Sopor y poco público en la primera corrida del milenio
Una cosa es la estadística, primera corrida del milenio, otra la efemérides, ¿te acuerdas de la estocada de Trujillo?, y otra el contenido taurino, de sopor.
Fernando Cámara reaparecía después de su desventura portuguesa y estoqueó al primero del siglo, negro zaíno, de nombre Floro y marcado con el número 35. Cumplió la función estadística. En lo de torear, Cámara lo intentó por lo moderno, ya que el toro no mostraba excesivo celo y el matador trataba de suplirlo cogiéndolo de largo, dándole sitio, allanándole las dificultades, dejándole el camino expedito para que la res no tuviera que pelear, sino tan sólo desplazarse, como un autobús de línea. Toreo de pensamiento único, o sea, de ausencia de pensamiento. Desde la lejanía, a veces, enjaretaba algún muletazo suelto. No es que estuviera mal, sino que lo hacía a lo moderno, ligero, políticamente correcto.

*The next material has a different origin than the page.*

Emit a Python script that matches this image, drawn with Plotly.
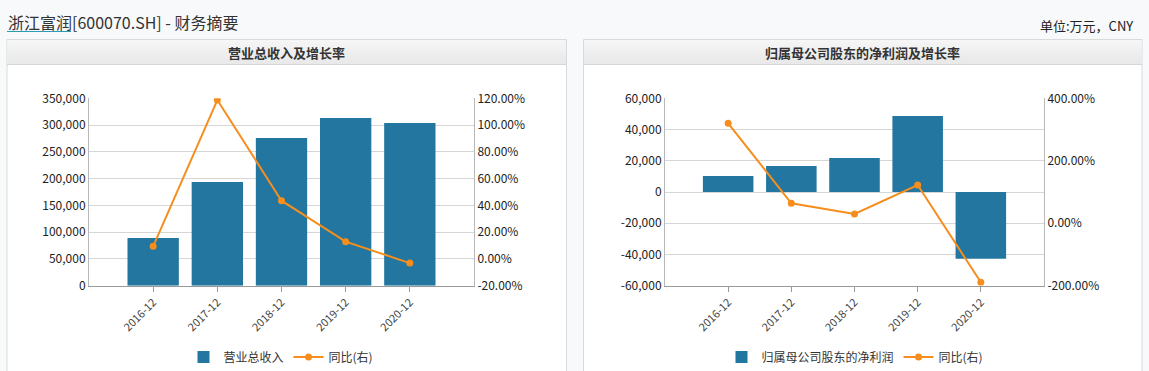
import plotly.graph_objects as go

# ---------------- data ----------------
categories = ["2016-12", "2017-12", "2018-12", "2019-12", "2020-12"]
revenue = [89100, 193700, 275800, 313200, 303900]          # 营业总收入 (万元)
revenue_yoy = [9.4, 118.7, 43.5, 12.9, -3.1]                # 同比 (%)
profit = [10250, 16650, 21770, 48660, -42700]               # 归属母公司股东的净利润 (万元)
profit_yoy = [320.0, 63.8, 29.6, 122.4, -189.0]             # 同比 (%)

rev_ticks = [0, 50000, 100000, 150000, 200000, 250000, 300000, 350000]
rev_pct_ticks = [-20, 0, 20, 40, 60, 80, 100, 120]
prof_ticks = [-60000, -40000, -20000, 0, 20000, 40000, 60000]
prof_pct_ticks = [-200, 0, 200, 400]

rev_tick_text = [f"{v:,}" for v in rev_ticks]
rev_pct_text = [f"{v:.2f}%" for v in rev_pct_ticks]
prof_tick_text = [f"{v:,}" for v in prof_ticks]
prof_pct_text = [f"{v:.2f}%" for v in prof_pct_ticks]

# ---------------- styling ----------------
W, H = 1149, 371
FONT = "Microsoft YaHei, Noto Sans CJK SC, sans-serif"
BAR = "#23769f"
LINE = "#f68e1e"
GRID = "#d6d6d6"
AXIS = "#b8b8b8"
TXT = "#333333"


def px(x):
    return x / W


def py(y):
    return 1 - y / H


ydom = [py(285.7), py(98.3)]
xdom_l = [px(89), px(474)]
xdom_r = [px(665), px(1044)]

fig = go.Figure()
fig.add_trace(go.Bar(x=categories, y=revenue, name="营业总收入", marker_color=BAR,
                     marker_line_width=0, xaxis="x", yaxis="y", legend="legend"))
fig.add_trace(go.Scatter(x=categories, y=revenue_yoy, name="同比(右)", mode="lines+markers",
                         line=dict(color=LINE, width=2), marker=dict(size=7, color=LINE),
                         xaxis="x", yaxis="y2", legend="legend"))
fig.add_trace(go.Bar(x=categories, y=profit, name="归属母公司股东的净利润", marker_color=BAR,
                     marker_line_width=0, xaxis="x2", yaxis="y3", legend="legend2"))
fig.add_trace(go.Scatter(x=categories, y=profit_yoy, name="同比(右)", mode="lines+markers",
                         line=dict(color=LINE, width=2), marker=dict(size=7, color=LINE),
                         xaxis="x2", yaxis="y4", legend="legend2"))

xcommon = dict(type="category", range=[-1, 5], tickangle=-45, ticks="outside", ticklen=5,
               tickcolor="#999999", showline=True, linecolor="#999999", linewidth=1,
               showgrid=False, zeroline=False, automargin=False,
               tickfont=dict(size=11, color="#444444"))
ycommon = dict(showline=True, linecolor=AXIS, linewidth=1, zeroline=False, ticks="",
               automargin=False, tickfont=dict(size=12, color="#222222"), tickmode="array")

shapes = []
annotations = []

# panels
for (x0, x1, cx, title) in [(7, 566.5, 286.7, "营业总收入及增长率"),
                            (583.5, 1142, 862.7, "归属母公司股东的净利润及增长率")]:
    shapes.append(dict(type="rect", xref="paper", yref="paper", x0=px(x0), x1=px(x1),
                       y0=py(420), y1=py(39.5), fillcolor="white",
                       line=dict(color="#dadada", width=1), layer="below"))
    # header gradient
    n = 12
    for i in range(n):
        ya = 40 + i * 24 / n
        yb = 40 + (i + 1) * 24 / n
        c = int(246 - (246 - 233) * i / (n - 1))
        shapes.append(dict(type="rect", xref="paper", yref="paper", x0=px(x0 + 0.5),
                           x1=px(x1 - 0.5), y0=py(yb), y1=py(ya),
                           fillcolor=f"rgb({c},{c},{c})", line=dict(width=0), layer="below"))
    shapes.append(dict(type="line", xref="paper", yref="paper", x0=px(x0), x1=px(x1),
                       y0=py(64.5), y1=py(64.5), line=dict(color="#d6d6d6", width=1),
                       layer="below"))
    annotations.append(dict(text=title, xref="paper", yref="paper", x=px(cx), y=py(52.5),
                            xanchor="center", yanchor="middle", showarrow=False,
                            font=dict(size=13, color=TXT, weight="bold")))

# page title + unit
annotations.append(dict(text="浙江富润[600070.SH] - 财务摘要", xref="paper", yref="paper",
                        x=px(6), y=py(22), xanchor="left", yanchor="middle", showarrow=False,
                        font=dict(size=16, color=TXT)))
shapes.append(dict(type="line", xref="paper", yref="paper", x0=px(7), x1=px(71),
                   y0=py(31.5), y1=py(31.5), line=dict(color="#2b9bb8", width=1)))
annotations.append(dict(text="单位:万元，CNY", xref="paper", yref="paper",
                        x=px(1135), y=py(25.5), xanchor="right", yanchor="middle",
                        showarrow=False, font=dict(size=13, color="#222222")))

legend_common = dict(orientation="h", xanchor="center", yanchor="middle",
                     bgcolor="rgba(0,0,0,0)", font=dict(size=12, color=TXT),
                     itemclick=False, itemdoubleclick=False)

fig.update_layout(
    width=W, height=H,
    margin=dict(l=0, r=0, t=0, b=0, pad=0, autoexpand=False),
    paper_bgcolor="#f8f9fa",
    plot_bgcolor="rgba(0,0,0,0)",
    font=dict(family=FONT, color=TXT),
    bargap=0.2,
    showlegend=True,
    legend=dict(legend_common, x=px(281), y=py(357)),
    legend2=dict(legend_common, x=px(855), y=py(357)),
    xaxis=dict(xcommon, domain=xdom_l, anchor="y"),
    xaxis2=dict(xcommon, domain=xdom_r, anchor="y3"),
    yaxis=dict(ycommon, domain=ydom, anchor="x", range=[0, 350000],
               tickvals=rev_ticks, ticktext=rev_tick_text, showgrid=True, gridcolor=GRID),
    yaxis2=dict(ycommon, overlaying="y", side="right", anchor="x", range=[-20, 120],
                tickvals=rev_pct_ticks, ticktext=rev_pct_text, showgrid=False),
    yaxis3=dict(ycommon, domain=ydom, anchor="x2", range=[-60000, 60000],
                tickvals=prof_ticks, ticktext=prof_tick_text, showgrid=True, gridcolor=GRID),
    yaxis4=dict(ycommon, overlaying="y3", side="right", anchor="x2", range=[-200, 400],
                tickvals=prof_pct_ticks, ticktext=prof_pct_text, showgrid=False),
    shapes=shapes,
    annotations=annotations,
    hovermode=False,
)

fig.write_html("out.html",
               config={"displayModeBar": False},
               post_script="document.body.style.margin='0';document.body.style.overflow='hidden';")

Veroniqueó notablemente al cuarto, que salió como la gaseosa, fuerte de entrada y sin fuerza después. No fue posible la paz porque ni toro ni torero plantearon la guerra en una lidia larga y premiosa que fue una perenne invitación al bostezo. Cuando parecía que el toro iba a repetir la embestida, o Cámara le quitaba el engaño de la cara o el astado se caía por iniciativa propia. Seguro que Fernando Cámara, si se lo propone seriamente, puede dar mucho más de sí.

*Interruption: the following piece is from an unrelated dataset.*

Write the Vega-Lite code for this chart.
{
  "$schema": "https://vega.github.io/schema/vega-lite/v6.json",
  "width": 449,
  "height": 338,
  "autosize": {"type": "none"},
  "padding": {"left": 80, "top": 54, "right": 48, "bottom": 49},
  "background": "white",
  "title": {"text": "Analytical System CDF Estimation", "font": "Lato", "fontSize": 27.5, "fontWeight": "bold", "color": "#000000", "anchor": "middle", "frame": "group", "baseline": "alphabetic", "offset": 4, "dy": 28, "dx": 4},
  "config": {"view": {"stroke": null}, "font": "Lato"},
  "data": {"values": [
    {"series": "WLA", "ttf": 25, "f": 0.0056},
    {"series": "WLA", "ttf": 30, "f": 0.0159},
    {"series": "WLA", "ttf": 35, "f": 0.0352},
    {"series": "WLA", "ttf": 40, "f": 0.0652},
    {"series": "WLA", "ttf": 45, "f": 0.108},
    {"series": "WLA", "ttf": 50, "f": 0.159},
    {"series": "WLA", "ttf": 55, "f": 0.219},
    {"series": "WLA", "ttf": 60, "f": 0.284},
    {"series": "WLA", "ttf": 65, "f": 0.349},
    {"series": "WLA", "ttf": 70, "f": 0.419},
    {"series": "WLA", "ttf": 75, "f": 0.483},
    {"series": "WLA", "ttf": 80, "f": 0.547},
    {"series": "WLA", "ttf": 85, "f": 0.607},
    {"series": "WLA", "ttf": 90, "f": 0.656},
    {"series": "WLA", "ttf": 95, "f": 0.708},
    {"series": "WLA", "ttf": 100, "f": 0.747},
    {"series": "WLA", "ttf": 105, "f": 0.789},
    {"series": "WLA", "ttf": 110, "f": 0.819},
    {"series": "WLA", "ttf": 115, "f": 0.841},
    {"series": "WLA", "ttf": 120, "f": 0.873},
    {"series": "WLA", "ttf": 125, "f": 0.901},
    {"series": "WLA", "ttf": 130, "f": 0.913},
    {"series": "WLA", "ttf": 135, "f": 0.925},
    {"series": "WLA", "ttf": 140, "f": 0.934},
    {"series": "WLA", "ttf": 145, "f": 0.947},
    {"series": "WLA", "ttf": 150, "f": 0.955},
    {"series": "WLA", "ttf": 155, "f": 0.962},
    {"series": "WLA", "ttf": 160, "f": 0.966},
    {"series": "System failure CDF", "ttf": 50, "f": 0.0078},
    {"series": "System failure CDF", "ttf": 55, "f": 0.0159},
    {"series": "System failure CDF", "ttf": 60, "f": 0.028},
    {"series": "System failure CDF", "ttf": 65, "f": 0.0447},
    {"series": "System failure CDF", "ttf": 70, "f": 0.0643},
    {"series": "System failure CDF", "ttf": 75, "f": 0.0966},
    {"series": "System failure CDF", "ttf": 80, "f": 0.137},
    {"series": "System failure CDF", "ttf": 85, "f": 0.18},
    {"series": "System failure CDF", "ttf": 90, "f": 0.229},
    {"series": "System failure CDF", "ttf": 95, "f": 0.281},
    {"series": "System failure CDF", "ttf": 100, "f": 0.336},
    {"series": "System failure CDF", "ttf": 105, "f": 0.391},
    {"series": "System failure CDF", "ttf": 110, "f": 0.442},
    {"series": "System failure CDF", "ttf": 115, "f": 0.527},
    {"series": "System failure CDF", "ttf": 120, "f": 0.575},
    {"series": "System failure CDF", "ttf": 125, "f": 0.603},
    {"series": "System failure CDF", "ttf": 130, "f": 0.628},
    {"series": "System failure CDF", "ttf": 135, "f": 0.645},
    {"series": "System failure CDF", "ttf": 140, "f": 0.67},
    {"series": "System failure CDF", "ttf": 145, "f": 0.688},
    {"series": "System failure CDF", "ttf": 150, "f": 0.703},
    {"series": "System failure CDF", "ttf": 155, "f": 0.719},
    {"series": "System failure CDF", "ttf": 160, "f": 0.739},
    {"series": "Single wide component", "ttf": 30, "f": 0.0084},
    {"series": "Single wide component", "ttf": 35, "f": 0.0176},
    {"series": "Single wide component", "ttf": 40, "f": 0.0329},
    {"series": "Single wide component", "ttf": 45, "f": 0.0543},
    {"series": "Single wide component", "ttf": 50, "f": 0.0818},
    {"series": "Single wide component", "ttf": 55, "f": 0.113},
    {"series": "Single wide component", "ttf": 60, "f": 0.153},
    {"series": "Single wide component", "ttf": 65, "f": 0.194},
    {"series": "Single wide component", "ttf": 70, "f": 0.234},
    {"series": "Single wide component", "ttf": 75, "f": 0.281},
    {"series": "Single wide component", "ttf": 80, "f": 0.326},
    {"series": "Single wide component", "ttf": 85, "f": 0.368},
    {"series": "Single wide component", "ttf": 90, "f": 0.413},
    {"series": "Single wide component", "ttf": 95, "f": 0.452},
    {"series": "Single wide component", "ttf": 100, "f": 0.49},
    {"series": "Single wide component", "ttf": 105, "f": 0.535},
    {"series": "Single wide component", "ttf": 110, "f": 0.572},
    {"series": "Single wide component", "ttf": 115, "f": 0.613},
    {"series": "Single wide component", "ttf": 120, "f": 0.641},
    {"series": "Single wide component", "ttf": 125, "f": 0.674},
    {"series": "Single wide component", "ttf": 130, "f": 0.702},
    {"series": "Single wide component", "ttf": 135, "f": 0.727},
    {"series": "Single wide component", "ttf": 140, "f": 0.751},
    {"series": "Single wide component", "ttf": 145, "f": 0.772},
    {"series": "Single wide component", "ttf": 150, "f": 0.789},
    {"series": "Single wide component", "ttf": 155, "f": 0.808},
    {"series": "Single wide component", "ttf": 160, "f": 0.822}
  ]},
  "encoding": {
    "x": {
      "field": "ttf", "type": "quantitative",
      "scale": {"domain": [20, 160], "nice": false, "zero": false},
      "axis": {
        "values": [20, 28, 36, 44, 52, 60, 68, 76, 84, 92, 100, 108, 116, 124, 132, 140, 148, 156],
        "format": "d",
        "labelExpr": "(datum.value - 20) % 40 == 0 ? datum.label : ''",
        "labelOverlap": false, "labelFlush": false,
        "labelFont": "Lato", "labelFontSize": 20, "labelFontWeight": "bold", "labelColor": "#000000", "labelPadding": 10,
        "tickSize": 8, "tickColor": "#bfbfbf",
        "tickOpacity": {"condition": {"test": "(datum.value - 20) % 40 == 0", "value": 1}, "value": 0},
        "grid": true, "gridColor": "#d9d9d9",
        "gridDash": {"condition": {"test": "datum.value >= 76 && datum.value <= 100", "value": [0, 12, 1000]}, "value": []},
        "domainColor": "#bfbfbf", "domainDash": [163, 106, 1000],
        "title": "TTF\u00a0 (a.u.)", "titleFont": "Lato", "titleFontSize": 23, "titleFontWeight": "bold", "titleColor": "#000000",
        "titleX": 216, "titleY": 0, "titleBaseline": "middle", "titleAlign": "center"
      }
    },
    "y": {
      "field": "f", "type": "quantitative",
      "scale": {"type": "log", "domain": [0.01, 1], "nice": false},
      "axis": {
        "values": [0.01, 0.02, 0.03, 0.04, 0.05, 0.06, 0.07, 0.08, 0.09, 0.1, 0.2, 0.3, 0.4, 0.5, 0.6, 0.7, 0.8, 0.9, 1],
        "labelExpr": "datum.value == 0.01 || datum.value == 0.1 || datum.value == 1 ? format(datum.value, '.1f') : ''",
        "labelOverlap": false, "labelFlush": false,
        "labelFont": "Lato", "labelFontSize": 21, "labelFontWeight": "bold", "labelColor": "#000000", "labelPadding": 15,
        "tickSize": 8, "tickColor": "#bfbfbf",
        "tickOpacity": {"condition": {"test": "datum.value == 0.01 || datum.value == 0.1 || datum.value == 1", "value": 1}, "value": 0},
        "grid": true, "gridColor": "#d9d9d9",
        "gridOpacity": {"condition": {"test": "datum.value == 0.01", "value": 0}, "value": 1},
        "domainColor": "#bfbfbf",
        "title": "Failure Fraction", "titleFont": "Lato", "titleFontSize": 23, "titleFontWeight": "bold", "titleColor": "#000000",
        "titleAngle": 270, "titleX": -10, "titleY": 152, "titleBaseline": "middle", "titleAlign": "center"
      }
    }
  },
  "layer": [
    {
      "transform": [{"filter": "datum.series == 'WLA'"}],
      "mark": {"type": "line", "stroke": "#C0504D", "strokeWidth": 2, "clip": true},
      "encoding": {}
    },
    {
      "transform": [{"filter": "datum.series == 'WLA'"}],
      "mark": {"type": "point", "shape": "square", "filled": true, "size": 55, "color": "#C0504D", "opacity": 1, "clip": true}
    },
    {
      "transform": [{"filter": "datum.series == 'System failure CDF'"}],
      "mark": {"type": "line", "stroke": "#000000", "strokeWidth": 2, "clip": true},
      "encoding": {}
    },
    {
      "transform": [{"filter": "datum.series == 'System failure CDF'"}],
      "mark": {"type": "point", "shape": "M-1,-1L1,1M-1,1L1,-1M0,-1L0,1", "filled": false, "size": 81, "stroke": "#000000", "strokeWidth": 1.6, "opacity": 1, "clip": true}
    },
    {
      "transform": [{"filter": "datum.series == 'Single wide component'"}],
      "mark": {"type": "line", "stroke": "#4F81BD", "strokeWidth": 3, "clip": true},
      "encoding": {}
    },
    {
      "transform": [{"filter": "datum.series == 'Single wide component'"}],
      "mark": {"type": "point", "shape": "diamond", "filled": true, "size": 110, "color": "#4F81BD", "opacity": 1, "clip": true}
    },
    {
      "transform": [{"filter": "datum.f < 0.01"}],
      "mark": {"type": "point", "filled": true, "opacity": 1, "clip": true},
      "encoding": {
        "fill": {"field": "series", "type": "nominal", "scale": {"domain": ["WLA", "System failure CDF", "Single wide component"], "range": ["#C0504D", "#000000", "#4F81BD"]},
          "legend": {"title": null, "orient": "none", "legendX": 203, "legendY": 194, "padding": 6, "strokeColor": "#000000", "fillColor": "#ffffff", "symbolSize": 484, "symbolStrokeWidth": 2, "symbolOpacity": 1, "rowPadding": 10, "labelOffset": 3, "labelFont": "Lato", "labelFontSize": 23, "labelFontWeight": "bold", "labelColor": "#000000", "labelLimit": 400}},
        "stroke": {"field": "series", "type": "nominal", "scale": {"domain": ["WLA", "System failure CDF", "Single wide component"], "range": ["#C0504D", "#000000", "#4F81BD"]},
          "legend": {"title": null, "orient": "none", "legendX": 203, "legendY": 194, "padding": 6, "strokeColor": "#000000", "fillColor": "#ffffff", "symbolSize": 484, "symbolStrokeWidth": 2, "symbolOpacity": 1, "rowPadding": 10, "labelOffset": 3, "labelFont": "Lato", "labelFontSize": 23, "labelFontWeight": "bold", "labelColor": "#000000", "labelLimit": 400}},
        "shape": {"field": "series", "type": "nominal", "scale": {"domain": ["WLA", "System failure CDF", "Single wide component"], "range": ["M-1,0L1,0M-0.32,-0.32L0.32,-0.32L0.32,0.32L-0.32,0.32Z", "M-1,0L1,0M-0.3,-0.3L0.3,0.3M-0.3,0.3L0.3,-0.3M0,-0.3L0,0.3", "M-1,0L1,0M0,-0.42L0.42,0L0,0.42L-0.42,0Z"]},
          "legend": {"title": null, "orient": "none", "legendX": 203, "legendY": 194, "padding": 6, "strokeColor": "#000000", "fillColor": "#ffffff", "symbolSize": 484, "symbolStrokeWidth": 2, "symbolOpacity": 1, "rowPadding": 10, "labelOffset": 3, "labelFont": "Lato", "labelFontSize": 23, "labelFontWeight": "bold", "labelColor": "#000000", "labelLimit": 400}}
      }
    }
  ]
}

Juan José Trujillo continuó su guerra particular de torear una corrida aislada para ganarse la siguiente. Lo mejor fue la estocada al quinto, un volapié a cara o cruz de los antiguos, que hizo caer rodado al toro. ¿Valió la oreja? Sin duda. A su primero, que metía bien la cabeza y, a la vez, tenía tendencia a ocupar el terreno de nadie, lo toreó correctamente por verónicas y delantales. Con la muleta, intentó ganarle la pelea por bajo. Trujillo es torero sin exquisiteces, pero consistente y honrado, que quiere torear cruzado, por bajo y rematando, tarea compleja; de ahí que cuando el toro le alcanzaba la muleta, tenía que pagar prenda, porque éste no era tonto y trataba de corregir la puntería. Esto provocó la falta de continuidad de la faena y que sólo alcanzaran calidad pases aislados y alguna serie demasiado corta.
En el quinto se colocaba en el sitio, con valor y ánimo, pero sin llegar a cuajar. Puede que faltara oficio o que el recorrido que le marcaba a su oponente no fuera adecuado.
Antonio Ferrera se quitó de encima como pudo y no debía al tercero, sin fuerzas y con peligro. En el segundo tercio del sexto se reveló como un continuador, degradado, de la escuela de Manolín, aquel magnífico y atlético torero cómico que secundaba al mítico Bombero. Puso dos pares de banderillas, uno de ellos al violín, que no llegó a serlo y se convirtió en puñalada trapera. Repitió la suerte -es un decir- y se quedó en ridículo. Con capote y muleta consiguió desperdiciar el mejor del encierro y con la espada lo mechó echándose fuera. Es elemental respetar a todo aquel que viste el traje de luces, pero no estaría de más que alguno comenzara por respetarse a sí mismo.